Guidance path-planning and following are two core technologies used for controlling un-manned aerial vehicles (UAVs) in both military and civilian applications. However, only a few approaches treat both the technologies simultaneously. In this study, an innovative hybrid gradient vector fields for path-following guidance (HGVFs-PFG) algorithm is proposed to control fixed-wing UAVs to follow a generated guidance path and oriented target curves in three-dimensional space, which can be any combination of straight lines, arcs, and helixes as motion primitives. The algorithm aids the creation of vector fields (VFs) for these motion primitives as well as the design of an effective switching strategy to ensure that only one VF is activated at any time to ensure that the complex paths are followed completely. The strategies designed in earlier studies have flaws that prevent the UAV from following arcs that make its turning angle too large.

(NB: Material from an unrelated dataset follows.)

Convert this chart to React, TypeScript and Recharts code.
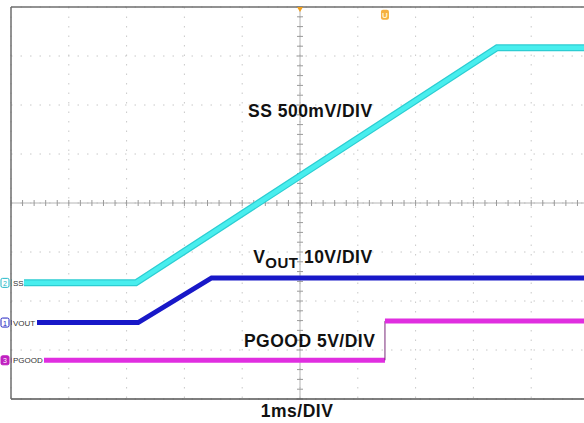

The proposed switching strategy solves this problem by introducing the concept of the virtual way-points. Finally, the performance of the HGVFs-PFG algorithm is verified using a reduced-order autopilot and four representative simulation scenarios. The simulation considers the constraints of the aircraft, and its results indicate that the algorithm performs well in following both lateral and longitudinal control, particularly for curved paths. In general, the proposed technical method is practical and competitive.